Airdrie RCMP will crack down on traffic violations, beginning next month. The purpose of the program is to increase safety on city streets through targeted and intensified traffic enforcement.

Airdrie RCMP will crack down on traffic violations, beginning next month.

The purpose of the program is to increase safety on city streets through targeted and intensified traffic enforcement. The program will be conducted by officers working overtime and will include check stops for seat belts and child seats.

“Our goal is to educate the public on traffic safety issues and instil safe and proper driving practices,” said Sgt. Dennis Esayenko.

“We aim to decrease the number of collisions and infractions on a daily basis.”

The program would be staffed by existing officers from week to week involving up to four additional off-duty officers per shift.

“This allows us to specifically target enforcement and takes the pressure off the front line who could be required for other duties,” said Esayenko.

“This doubles up on resources to maintain more of an enforcement focus.”

The cost of the program will be covered by revenue collected from the operation. It is expected to cost about $35,000.

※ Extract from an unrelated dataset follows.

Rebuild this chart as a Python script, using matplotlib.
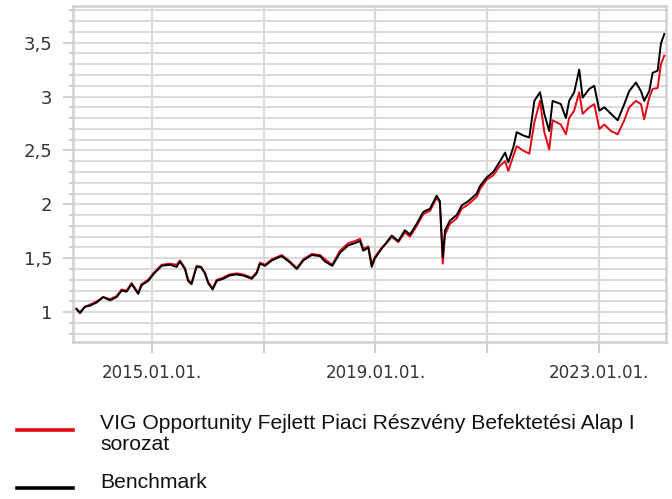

Darryl Poburan, the City’s manager of municipal enforcement, said the initiative helps in keeping the community safe and continues the partnership with the RCMP on community safety.

Esayenko said statistics over the past several months have indicated an increase in traffic related infractions including speeding, stunting and impaired drivers.

“From July 2007 to July 2008, there were 255 Criminal Code traffic offences,” he said.

“From 2008 to 2009, there were 319 and from last July to this July, there were 397. There has been an increase in dangerous driving and impaired driving and people are calling in and complaining. We want to keep a lid on this.”

He said traffic safety is a priority for the City of Airdrie and the enhanced traffic safety program is going to make the streets safer.

“These statistics, along with the increased population drawn to Airdrie, further support such an initiative,” said Poburan.

Similar programs in Grande Prairie and Chestermere have been very successful, he added. In fact, these communities have seen additional benefits including detecting stolen property, drug enforcement, outstanding warrants for arrest, stolen vehicles and prohibited drivers.

“It has a track record and it makes good sense,” Esayenko said of the program. “It is practical and logical in nature.”

The enhanced traffic safety program will run for a period of one year with the option to extend it.